Ann Beattie and Lincoln Perry

I gravitate toward pairs in these blog postings, but this is my first time discussing two artists who are already a pair, a married couple—Ann Beattie, the writer of all those short stories for The New Yorker and all those novels and essays, and Lincoln Perry, the painter and sculptor perhaps most famous for his murals. Both have written new books. Beattie’s isn’t scheduled for publication until summer and came to me in the form of galley proofs. Perry’s I found in an art gallery in Lynchburg, and now that I’ve read both, I’m eager to advertise their virtues. Full disclosure: I was Ann Beattie’s student at the University of Virginia in the 1970’s and have kept in touch with her ever since. I met Lincoln through Ann and have known him for years. But don’t read this posting as a puff piece for friends. If I didn’t see the need to highlight the books, I wouldn’t mention them.

Let’s start with Perry’s Seeing Like an Artist: What Artists Perceive in the Art of Others.  Reading this book is akin to auditing the most interesting art class you’ve ever taken. Prepare to go slowly. I had my iPad on my lap as I read so that I could study the paintings that Perry uses to exemplify his various lessons, and he wastes no time in showing us how to see planes, air, design, and color in paintings. If this book ever gets reprinted as a standard textbook like Janson’s History of Art, then maybe the publishers will be willing to spring for the expensive glossy full-color reproductions that the book demands. Perry does well at including his own sketches of black-and-white renderings of many of the paintings he discusses, but his greatest gift to readers arrives on his website, where he provides fifty different images of the works he’s examining. Because he mentions so many other artists and pieces, however, I found myself constantly pausing in my reading to go to the appropriate internet images. Frescoes by Tiepolo, etchings by Rembrandt, buildings in Venice—the tour is capacious, and I finished this book genuinely enlarged by the experience. I also fought the urges to get on a plane to St. Louis when Perry was discussing particularly his murals there.
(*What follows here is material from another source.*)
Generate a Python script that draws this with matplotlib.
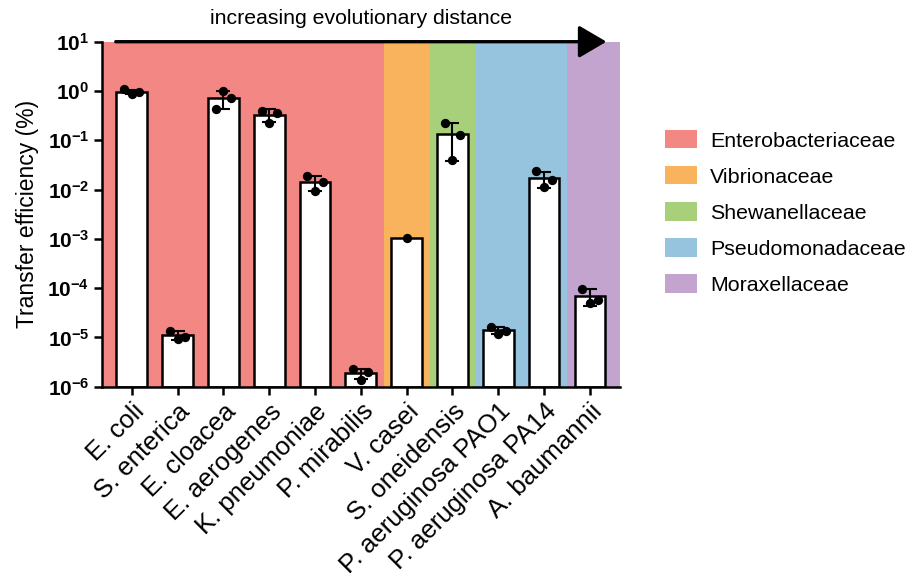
import numpy as np
import matplotlib
matplotlib.use("Agg")
import matplotlib.pyplot as plt
from matplotlib.patches import Patch

plt.rcParams["font.family"] = ["Liberation Sans", "DejaVu Sans"]

# ---------- data ----------
species = ["E. coli", "S. enterica", "E. cloacea", "E. aerogenes", "K. pneumoniae",
           "P. mirabilis", "V. casei", "S. oneidensis", "P. aeruginosa PAO1",
           "P. aeruginosa PA14", "A. baumannii"]
families = ["Enterobacteriaceae", "Vibrionaceae", "Shewanellaceae",
            "Pseudomonadaceae", "Moraxellaceae"]
family_colors = ["#F28784", "#F9B35D", "#A8D07A", "#96C4DE", "#C2A4CE"]
family_of = [0, 0, 0, 0, 0, 0, 1, 2, 3, 3, 4]

# replicate transfer efficiencies (%), left / middle / right dot
replicates = [
    [1.08, 0.865, 0.935],
    [1.35e-5, 0.93e-5, 1.01e-5],
    [0.44, 0.98, 0.71],
    [0.40, 0.22, 0.36],
    [0.0186, 0.0093, 0.0143],
    [2.3e-6, 1.38e-6, 1.95e-6],
    [1.05e-3],
    [0.226, 0.040, 0.127],
    [1.66e-5, 1.18e-5, 1.38e-5],
    [0.0234, 0.0112, 0.0159],
    [9.8e-5, 5.0e-5, 5.8e-5],
]

# ---------- figure ----------
fig = plt.figure(figsize=(9.14, 5.84), dpi=100)
ax = fig.add_axes([0.1116, 0.3378, 0.5664, 0.5908])

x = np.arange(len(species))
xlo, xhi = -0.65, len(species) - 0.35
means = np.array([np.mean(r) for r in replicates])
sds = np.array([np.std(r, ddof=1) if len(r) > 1 else 0.0 for r in replicates])

# family background bands (outer bands run to the axis edges)
nfam = len(family_colors)
for fi, col in enumerate(family_colors):
    idx = [i for i, f in enumerate(family_of) if f == fi]
    left = xlo if fi == 0 else min(idx) - 0.5
    right = xhi if fi == nfam - 1 else max(idx) + 0.5
    ax.axvspan(left, right, color=col, lw=0, zorder=0)

ax.bar(x, means - 1e-6, bottom=1e-6, width=0.67, color="white",
       edgecolor="black", linewidth=1.8, zorder=2)
has_err = sds > 0
ax.errorbar(x[has_err], means[has_err], yerr=sds[has_err], fmt="none",
            ecolor="black", elinewidth=1.5, capsize=5, capthick=1.5, zorder=3)
for i, r in enumerate(replicates):
    offs = [0.0] if len(r) == 1 else np.linspace(-0.166, 0.166, len(r))
    ax.scatter(i + np.asarray(offs), r, s=45, color="black", zorder=4, lw=0)

ax.set_yscale("log")
ax.set_ylim(1e-6, 10)
ax.set_xlim(xlo, xhi)
ax.set_yticks([10.0 ** k for k in range(-6, 2)])
ax.yaxis.set_minor_locator(matplotlib.ticker.NullLocator())
ax.set_xticks(x)
ax.set_xticklabels(species, rotation=45, ha="right", rotation_mode="anchor",
                   fontsize=18.5)
for lab in ax.get_yticklabels():
    lab.set_fontweight("bold")
    lab.set_fontsize(15)
ax.tick_params(axis="both", width=1.8, length=6, direction="out", pad=3)
ax.set_ylabel("Transfer efficiency (%)", fontsize=16.5, labelpad=6)
for s in ["top", "right"]:
    ax.spines[s].set_visible(False)
for s in ["left", "bottom"]:
    ax.spines[s].set_linewidth(1.8)

# arrow on top
ax.annotate("", xy=(10.36, 1.0), xytext=(-0.35, 1.0),
            xycoords=("data", "axes fraction"), textcoords=("data", "axes fraction"),
            arrowprops=dict(arrowstyle="-|>,head_length=0.85,head_width=0.5",
                            mutation_scale=20, color="black", lw=2.4,
                            shrinkA=0, shrinkB=0),
            annotation_clip=False, zorder=5)
fig.text(361 / 914, 1 - 18 / 584, "increasing evolutionary distance",
         ha="center", va="center", fontsize=15.3)

handles = [Patch(facecolor=c, edgecolor="none") for c in family_colors]
fig.legend(handles, families, loc="upper left", bbox_to_anchor=(0.7205, 0.788),
           frameon=False, fontsize=15.4, handlelength=1.5, handleheight=0.93,
           labelspacing=0.73, handletextpad=0.6, borderaxespad=0, borderpad=0.3)

fig.savefig("out.png", dpi=100)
And now for Ann Beattie. In his trilogy known as The Norman Conquests, the playwright Alan Ayckbourn presents three full-length plays set during the same weekend at the same country house populated by the same characters. One play takes place in the dining room, one in the living room, and one in the garden. Each show stands alone, and audiences may choose to watch one, two, or all three, but only those who opt to see the full trio can appreciate all the subtleties of what has transpired. Ann Beattie, in Onlookers, gives us a similar experience in six substantial short stories, all set in present-day Charlottesville, all standing alone, all readable in any order. Characters step in and out of each other’s tales, and in the final one, “The Bubble,” the characters converge. As a habitué of Charlottesville, I recognized and loved all the local references, but the stories work whether a reader knows the city or not. These stories are very much of our time; Beattie seems to have written some of them fifteen minutes ago with her references to the New Yorker writer Evan Osnos and Maggie O’Farrell’s Hamnet. The “onlookers” of the title are survivors of trauma. In Charlottesville the community still reels in the aftermath of the Unite the Right Rally of 2017 that resulted in the death of Heather Heyer and the lingering tension over the removal of a statue of Robert E. Lee on horseback. (Traveller, Lee’s horse, even gets some attention.) As we would expect, Charlottesville also endures the trauma of covid-19. But Beattie’s characters cope with other shattering events as well: the deaths of mothers, the effects of the Trump presidency on political discourse, the gathering of obscure protesters in darkness, the loss of a lover or a house, the birth of a child in a public restroom, the arrival of a medical helicopter for an unidentified neighbor. Yet one of the central locations of these stories is an assisted-living facility called Solace House, and solace is what these characters eventually find.

For me Beattie’s most astonishing accomplishment is to create such a vast cast to populate her narratives. Her mind teems with characters. Legend has it that William Faulkner, when asked by students at the University of Virginia about the people in his novels, would talk about events that never appeared in print. Beattie is both Dickensian and Faulknerian in her ability to generate characters by the dozen and to plug each one into a fully realized context. I know that I’m not supposed to quote from galleys, but the example I’m about to offer is harmless. Even if, in the least likely outcome, this passage doesn’t make it into the final version of the book, it demonstrates how one Beattie character’s background can reticulate into infinite associated histories. The narrator of “Alice Ott” mentions a faraway friend who never figures into any of the stories and lives in New York, but Beattie can’t help giving her a history and then exploring another branch of the family tree: “I’d have much preferred being in Brooklyn with Sophie, who had an entry-level job in publishing and was supported by her father, forever guilty for leaving her and her brother when they were only three and five.” I have no doubt that if Beattie were in the Louvre in front of one of her husband’s favorite paintings, Veronese’s The Wedding at Cana, she would be able to tell us the personal history of every figure in that vast canvas.